Monday, December 29, 2008

Ongoing protests in London

Please circulate widely and try to make it if you can, (more information on other locations here)

LONDON
Tuesday 30 December, 2 - 4pm outside Israeli Embassy, Kensington High Street, London, W4. Nearest tube Kensingston High Street (turn right out of tube station and walk along the main road.

Wednesday 31 December, 2 - 4pm outside Israeli Embassy

Thursday 1 January 2 - 4pm outside Israeli Embassy

Friday 2 January 2 - 4 pm. Outside the Egyptian Embassy, . 26 South Street, London, W1K 1DW. Call for Egypt to open the border immediately.

SATURDAY 3 JANUARY. DEMONSTRATION AND RALLY. Assemble 2pm Parliament Square, W1. Nearest tube Westminster

3 comments:

Lukas said...
This comment has been removed by the author.
Lukas said...

Hi Wassim, I'm glad to have discovered your blog.

I saw the protest in front of the London Israeli embassy on CNN today, keep up the good work.

qunfuz said...

I put the following on Syriacomment: What the palestinians must do urgently: build a new PLO, as elected as possible, to represent both Islamist and secular Palestinians in the lands stolen in 48, the lands stolen in 67, and outside. The PA should be abolished; and the Oslo/Road Map farce officially abandoned. Then Palestinians have to decide what their aims and strategies will be.

Personally, I’ve gone off the two state solution even as an interim step. If there are to be two states, 50% of Palestine seems like the minimum to be sought. But I really do wonder if we can ever live with these people, these invaders, who think that one of them is worth 300 of us.

I hope Syria’s peace talks will not resume. Israel aims for Syrian surrender, and to dictate Syria’s foreign policy and alliances. This is completely unacceptable. All the Syrians I talk to find it unacceptable.

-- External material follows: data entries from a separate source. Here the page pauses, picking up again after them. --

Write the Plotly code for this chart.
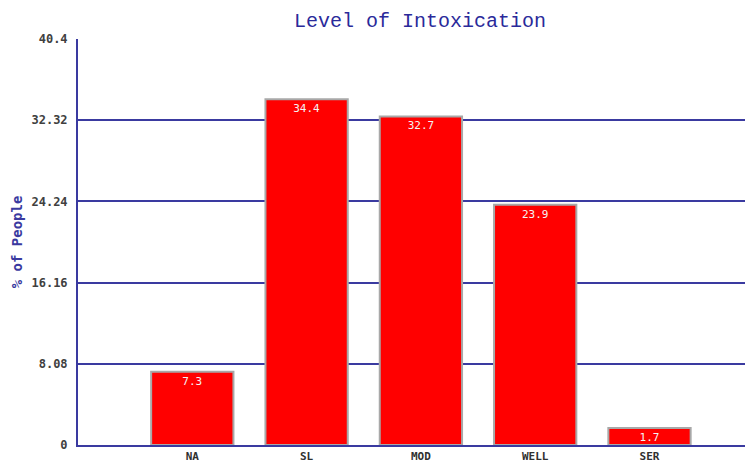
import plotly.graph_objects as go

categories = ["NA", "SL", "MOD", "WELL", "SER"]
values = [7.3, 34.4, 32.7, 23.9, 1.7]
y_ticks = [0, 8.08, 16.16, 24.24, 32.32, 40.4]
y_tick_labels = ["0", "8.08", "16.16", "24.24", "32.32", "40.4"]

x_pos = list(range(len(categories)))
grid_col = "#3a3aa0"

# the page body adds an 8px offset, so the figure is sized to end at the window edge
FW, FH = 745, 454
ML, MT, MB, MR = 70, 31, 17, 0
PW = FW - ML - MR

fig = go.Figure()
fig.add_trace(go.Bar(
    x=x_pos, y=values, width=0.72,
    marker=dict(color="#ff0000", line=dict(color="#a8a8a8", width=2)),
    text=[f"{v}" for v in values],
    textposition="inside", insidetextanchor="end",
    constraintext="none",
    textfont=dict(family="DejaVu Sans Mono", size=11, color="#f4f4f4"),
    hoverinfo="skip",
))

fig.update_layout(
    width=FW, height=FH,
    margin=dict(l=ML, r=MR, t=MT, b=MB, autoexpand=False),
    paper_bgcolor="white", plot_bgcolor="white",
    showlegend=False,
    title=dict(text="Level of Intoxication", x=412/FW, xanchor="center",
               y=1 - 12/FH, yanchor="middle", automargin=False,
               font=dict(family="Liberation Mono", size=20, color="#2a2a9a")),
)

fig.update_xaxes(
    range=[-1, -1 + PW / 114.3],
    tickvals=x_pos, ticktext=categories,
    tickfont=dict(family="DejaVu Sans Mono", size=11, color="#303030", weight="bold"),
    showgrid=False, zeroline=False, automargin=False,
    showline=True, linecolor=grid_col, linewidth=2,
    ticks="", ticklabelstandoff=0, fixedrange=True,
)
fig.update_yaxes(
    range=[0, 40.4],
    tickvals=y_ticks, ticktext=y_tick_labels,
    tickfont=dict(family="DejaVu Sans Mono", size=12, color="#404040", weight="bold"),
    showgrid=True, gridcolor=grid_col, gridwidth=2,
    zeroline=False, automargin=False,
    showline=True, linecolor=grid_col, linewidth=2,
    ticks="", ticklabelstandoff=6,
    title=dict(text="<b>% of People</b>", standoff=6,
               font=dict(family="DejaVu Sans Mono", size=14, color="#3a3aa0")),
)

fig.write_html("out.html")
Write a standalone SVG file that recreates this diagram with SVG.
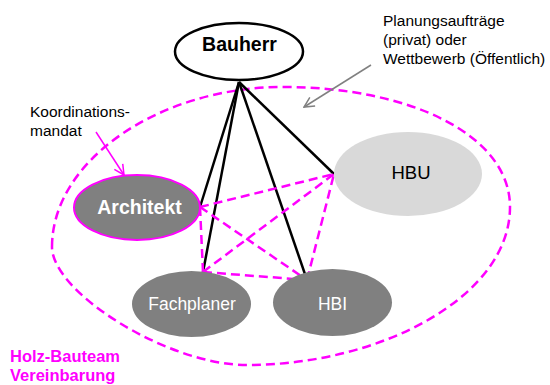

And the Arabs: it’s easy for me to talk big from my workstation in the UK, but it’s a fact that nothing is going to improve for the Palestinians until the more disgusting client regimes are shaken. If there were a regime like Syria’s in Egypt (surely not much to ask) Hamas would have support, as Hizbullah did. What has Mubarak’s gangster-capitalism client state done for anyone, in terms of economy, public health and education, culture, rights, or anything else?